I remember that house with such clear and intense fondness. Purple and green glass bottles lined the window sill in the kitchen. Mine and my sister’s bedroom had a loft and a window where I’d watch for animals or look up at the sky as the first snow fell, taking pleasure in how the big fat snowflakes danced from the sky to the ground. We had a porch that wrapped around the front of the house that javelinas ruined one summer by running through every screen panel. Our dad made us a swing out of dog leashes, duct tape and a plank of wood that hung from the big Oak tree my whole childhood. My brother and I used the clearing inside the bamboo-like patch as a secret clubhouse. There was a wood shed that had a chopping horse that I would sometimes pretend was a real horse, and a pond next to our chicken coop and outdoor washing machine where Oscar, the giant goldfish lived (I was devastated when the pond froze over and Oscar passed away). My dad had a little red truck that he would sometimes let me steer while he did the pedals, a tradition my mom never approved of but always allowed. We sometimes piled into the bed of that truck late at night to watch meteors grace the sky ever so briefly and brilliantly.

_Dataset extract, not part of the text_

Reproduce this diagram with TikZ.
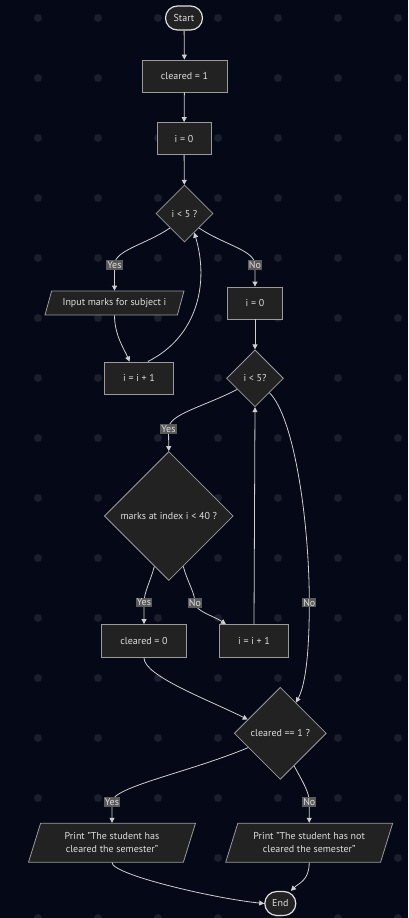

The safest I felt was snuggled up in a large metate rock in our front yard. I would sit for hours in that rock under the juniper tree, watching the sun sink, content to waste time in a way I couldn’t imagine doing now. I was a child meant for wilderness. Always outside, always barefoot (which I still take pride in - not an easy feat for a desert dweller) and with my long brown hair strewn across my face. I was never one for TV or video games, but then again we were children before the internet, so screens only had so much to offer us before we tired of them. The world was at our fingertips in a different way.

Sometimes, especially when I got too hyper so..often, my mom would take me outside and lay me down on the ground. She would lie down next to me and close her eyes and breathe deep, and she would tell me that if I tried hard enough, if I was quiet and still enough, that I could feel the earth move. And so I would do my best to focus the way she was, against my urge to flail and giggle. And I did feel the earth move, huge and slow. And it always left me awestruck.

My memories of Oracle are all simple and joyful, because that’s what life was. Of all my privileges, a childhood free from serious trauma is the one I am most grateful for. The older I get the more I realize that so many people do not have this privilege, including some of the other children who lived in Oracle. Also including most of the people I love.

When I was 8. or 9 maybe, we moved to Tucson because my dad needed to be closer to work, and because we could. Plus the schools in Oracle were lacking and my parents realized they wanted more for us. It was the best decision, I know that now. But I remember even then knowing as we drove away from our modest haven that things would, from that moment on, be a little less simple.

We like to think adulthood is separate from childhood. That we leave behind our small naive versions and trade them in for people who always know what to do and who don't play or need things, because playing and needing is for children. That somehow things like sex and complicated emotions and hardship and money and work make us into completely different creatures. But it's not true. We are all just young hearts whose shape has grown. For all the places I've been and people I have met and things I have learned and and ways I have lived, I am still just a wild and curious barefooted little girl craving the simplicity of art and nature, and to fall asleep to the reassuring sounds of family.